§ **Problem details**
Repeat the material below exactly, line for line.

§ **Dataset excerpt**
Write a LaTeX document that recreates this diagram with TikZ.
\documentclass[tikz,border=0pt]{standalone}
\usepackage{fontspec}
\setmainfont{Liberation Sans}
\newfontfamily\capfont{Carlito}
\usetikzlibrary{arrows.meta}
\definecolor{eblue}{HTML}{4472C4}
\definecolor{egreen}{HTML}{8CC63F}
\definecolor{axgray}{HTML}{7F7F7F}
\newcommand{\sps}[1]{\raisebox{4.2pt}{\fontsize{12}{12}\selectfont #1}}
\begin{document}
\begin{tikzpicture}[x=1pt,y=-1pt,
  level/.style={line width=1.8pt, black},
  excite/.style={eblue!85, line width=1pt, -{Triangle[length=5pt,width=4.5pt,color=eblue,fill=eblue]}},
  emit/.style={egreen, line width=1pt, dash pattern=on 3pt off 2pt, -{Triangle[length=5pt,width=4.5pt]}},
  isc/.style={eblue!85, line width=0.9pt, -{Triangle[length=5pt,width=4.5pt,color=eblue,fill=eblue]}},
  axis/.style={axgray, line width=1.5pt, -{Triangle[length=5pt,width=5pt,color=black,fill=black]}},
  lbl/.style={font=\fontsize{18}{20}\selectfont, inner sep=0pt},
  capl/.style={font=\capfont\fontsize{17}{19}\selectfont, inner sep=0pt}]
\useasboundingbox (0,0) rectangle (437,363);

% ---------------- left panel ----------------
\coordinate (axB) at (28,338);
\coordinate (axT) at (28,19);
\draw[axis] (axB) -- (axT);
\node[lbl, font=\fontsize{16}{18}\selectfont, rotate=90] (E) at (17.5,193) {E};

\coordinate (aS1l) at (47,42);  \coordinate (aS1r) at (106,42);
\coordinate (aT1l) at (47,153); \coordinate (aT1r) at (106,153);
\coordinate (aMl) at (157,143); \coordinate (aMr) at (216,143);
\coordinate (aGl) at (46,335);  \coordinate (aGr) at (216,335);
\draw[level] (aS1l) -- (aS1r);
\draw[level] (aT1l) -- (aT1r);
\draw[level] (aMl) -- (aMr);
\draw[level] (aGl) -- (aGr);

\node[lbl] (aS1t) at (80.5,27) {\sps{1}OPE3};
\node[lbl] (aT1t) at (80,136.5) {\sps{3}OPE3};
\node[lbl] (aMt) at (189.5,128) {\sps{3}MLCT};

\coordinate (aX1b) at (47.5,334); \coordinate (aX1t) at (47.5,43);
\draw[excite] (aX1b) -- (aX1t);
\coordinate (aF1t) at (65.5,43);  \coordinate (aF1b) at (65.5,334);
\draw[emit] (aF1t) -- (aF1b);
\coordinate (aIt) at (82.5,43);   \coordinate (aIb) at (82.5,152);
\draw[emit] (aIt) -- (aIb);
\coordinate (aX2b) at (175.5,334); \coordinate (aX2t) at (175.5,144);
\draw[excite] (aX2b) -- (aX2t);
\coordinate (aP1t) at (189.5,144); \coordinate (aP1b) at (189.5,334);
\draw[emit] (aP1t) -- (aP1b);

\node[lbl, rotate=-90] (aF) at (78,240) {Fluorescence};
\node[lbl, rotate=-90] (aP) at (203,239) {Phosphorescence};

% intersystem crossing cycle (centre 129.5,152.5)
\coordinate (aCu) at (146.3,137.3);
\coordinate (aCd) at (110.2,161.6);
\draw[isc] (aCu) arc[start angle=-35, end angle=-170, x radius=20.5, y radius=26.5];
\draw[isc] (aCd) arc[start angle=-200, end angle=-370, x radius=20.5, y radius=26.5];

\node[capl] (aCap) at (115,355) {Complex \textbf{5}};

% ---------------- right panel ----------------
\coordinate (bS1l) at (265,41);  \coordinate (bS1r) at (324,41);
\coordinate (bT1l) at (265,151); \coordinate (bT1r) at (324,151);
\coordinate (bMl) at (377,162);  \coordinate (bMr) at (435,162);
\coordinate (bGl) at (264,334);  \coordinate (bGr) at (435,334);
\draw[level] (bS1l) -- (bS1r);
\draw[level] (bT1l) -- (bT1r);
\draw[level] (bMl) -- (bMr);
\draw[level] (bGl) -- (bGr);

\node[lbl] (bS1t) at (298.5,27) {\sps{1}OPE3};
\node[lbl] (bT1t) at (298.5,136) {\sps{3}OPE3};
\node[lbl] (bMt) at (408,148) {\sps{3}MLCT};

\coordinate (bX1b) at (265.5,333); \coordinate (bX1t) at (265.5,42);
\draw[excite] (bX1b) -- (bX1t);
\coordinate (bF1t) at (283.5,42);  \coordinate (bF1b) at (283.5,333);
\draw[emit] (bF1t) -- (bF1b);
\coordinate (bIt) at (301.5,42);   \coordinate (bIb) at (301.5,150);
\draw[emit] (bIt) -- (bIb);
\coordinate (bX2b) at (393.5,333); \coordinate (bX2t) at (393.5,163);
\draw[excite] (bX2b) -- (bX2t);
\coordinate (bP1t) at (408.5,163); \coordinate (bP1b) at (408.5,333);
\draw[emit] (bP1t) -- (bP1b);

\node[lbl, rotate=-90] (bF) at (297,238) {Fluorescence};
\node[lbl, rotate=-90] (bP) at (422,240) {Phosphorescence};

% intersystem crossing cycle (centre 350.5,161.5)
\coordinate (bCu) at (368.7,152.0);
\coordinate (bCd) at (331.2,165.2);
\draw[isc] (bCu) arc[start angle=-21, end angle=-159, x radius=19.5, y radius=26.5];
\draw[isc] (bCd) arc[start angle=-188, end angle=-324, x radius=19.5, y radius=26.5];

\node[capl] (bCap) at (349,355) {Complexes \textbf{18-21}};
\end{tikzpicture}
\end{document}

§ **Result**
Write a LaTeX document that recreates this diagram with TikZ.
\documentclass[tikz,border=0pt]{standalone}
\usepackage{fontspec}
\setmainfont{Liberation Sans}
\newfontfamily\capfont{Carlito}
\usetikzlibrary{arrows.meta}
\definecolor{eblue}{HTML}{4472C4}
\definecolor{egreen}{HTML}{8CC63F}
\definecolor{axgray}{HTML}{7F7F7F}
\newcommand{\sps}[1]{\raisebox{4.2pt}{\fontsize{12}{12}\selectfont #1}}
\begin{document}
\begin{tikzpicture}[x=1pt,y=-1pt,
  level/.style={line width=1.8pt, black},
  excite/.style={eblue!85, line width=1pt, -{Triangle[length=5pt,width=4.5pt,color=eblue,fill=eblue]}},
  emit/.style={egreen, line width=1pt, dash pattern=on 3pt off 2pt, -{Triangle[length=5pt,width=4.5pt]}},
  isc/.style={eblue!85, line width=0.9pt, -{Triangle[length=5pt,width=4.5pt,color=eblue,fill=eblue]}},
  axis/.style={axgray, line width=1.5pt, -{Triangle[length=5pt,width=5pt,color=black,fill=black]}},
  lbl/.style={font=\fontsize{18}{20}\selectfont, inner sep=0pt},
  capl/.style={font=\capfont\fontsize{17}{19}\selectfont, inner sep=0pt}]
\useasboundingbox (0,0) rectangle (437,363);

% ---------------- left panel ----------------
\coordinate (axB) at (28,338);
\coordinate (axT) at (28,19);
\draw[axis] (axB) -- (axT);
\node[lbl, font=\fontsize{16}{18}\selectfont, rotate=90] (E) at (17.5,193) {E};

\coordinate (aS1l) at (47,42);  \coordinate (aS1r) at (106,42);
\coordinate (aT1l) at (47,153); \coordinate (aT1r) at (106,153);
\coordinate (aMl) at (157,143); \coordinate (aMr) at (216,143);
\coordinate (aGl) at (46,335);  \coordinate (aGr) at (216,335);
\draw[level] (aS1l) -- (aS1r);
\draw[level] (aT1l) -- (aT1r);
\draw[level] (aMl) -- (aMr);
\draw[level] (aGl) -- (aGr);

\node[lbl] (aS1t) at (80.5,27) {\sps{1}OPE3};
\node[lbl] (aT1t) at (80,136.5) {\sps{3}OPE3};
\node[lbl] (aMt) at (189.5,128) {\sps{3}MLCT};

\coordinate (aX1b) at (47.5,334); \coordinate (aX1t) at (47.5,43);
\draw[excite] (aX1b) -- (aX1t);
\coordinate (aF1t) at (65.5,43);  \coordinate (aF1b) at (65.5,334);
\draw[emit] (aF1t) -- (aF1b);
\coordinate (aIt) at (82.5,43);   \coordinate (aIb) at (82.5,152);
\draw[emit] (aIt) -- (aIb);
\coordinate (aX2b) at (175.5,334); \coordinate (aX2t) at (175.5,144);
\draw[excite] (aX2b) -- (aX2t);
\coordinate (aP1t) at (189.5,144); \coordinate (aP1b) at (189.5,334);
\draw[emit] (aP1t) -- (aP1b);

\node[lbl, rotate=-90] (aF) at (78,240) {Fluorescence};
\node[lbl, rotate=-90] (aP) at (203,239) {Phosphorescence};

% intersystem crossing cycle (centre 129.5,152.5)
\coordinate (aCu) at (146.3,137.3);
\coordinate (aCd) at (110.2,161.6);
\draw[isc] (aCu) arc[start angle=-35, end angle=-170, x radius=20.5, y radius=26.5];
\draw[isc] (aCd) arc[start angle=-200, end angle=-370, x radius=20.5, y radius=26.5];

\node[capl] (aCap) at (115,355) {Complex \textbf{5}};

% ---------------- right panel ----------------
\coordinate (bS1l) at (265,41);  \coordinate (bS1r) at (324,41);
\coordinate (bT1l) at (265,151); \coordinate (bT1r) at (324,151);
\coordinate (bMl) at (377,162);  \coordinate (bMr) at (435,162);
\coordinate (bGl) at (264,334);  \coordinate (bGr) at (435,334);
\draw[level] (bS1l) -- (bS1r);
\draw[level] (bT1l) -- (bT1r);
\draw[level] (bMl) -- (bMr);
\draw[level] (bGl) -- (bGr);

\node[lbl] (bS1t) at (298.5,27) {\sps{1}OPE3};
\node[lbl] (bT1t) at (298.5,136) {\sps{3}OPE3};
\node[lbl] (bMt) at (408,148) {\sps{3}MLCT};

\coordinate (bX1b) at (265.5,333); \coordinate (bX1t) at (265.5,42);
\draw[excite] (bX1b) -- (bX1t);
\coordinate (bF1t) at (283.5,42);  \coordinate (bF1b) at (283.5,333);
\draw[emit] (bF1t) -- (bF1b);
\coordinate (bIt) at (301.5,42);   \coordinate (bIb) at (301.5,150);
\draw[emit] (bIt) -- (bIb);
\coordinate (bX2b) at (393.5,333); \coordinate (bX2t) at (393.5,163);
\draw[excite] (bX2b) -- (bX2t);
\coordinate (bP1t) at (408.5,163); \coordinate (bP1b) at (408.5,333);
\draw[emit] (bP1t) -- (bP1b);

\node[lbl, rotate=-90] (bF) at (297,238) {Fluorescence};
\node[lbl, rotate=-90] (bP) at (422,240) {Phosphorescence};

% intersystem crossing cycle (centre 350.5,161.5)
\coordinate (bCu) at (368.7,152.0);
\coordinate (bCd) at (331.2,165.2);
\draw[isc] (bCu) arc[start angle=-21, end angle=-159, x radius=19.5, y radius=26.5];
\draw[isc] (bCd) arc[start angle=-188, end angle=-324, x radius=19.5, y radius=26.5];

\node[capl] (bCap) at (349,355) {Complexes \textbf{18-21}};
\end{tikzpicture}
\end{document}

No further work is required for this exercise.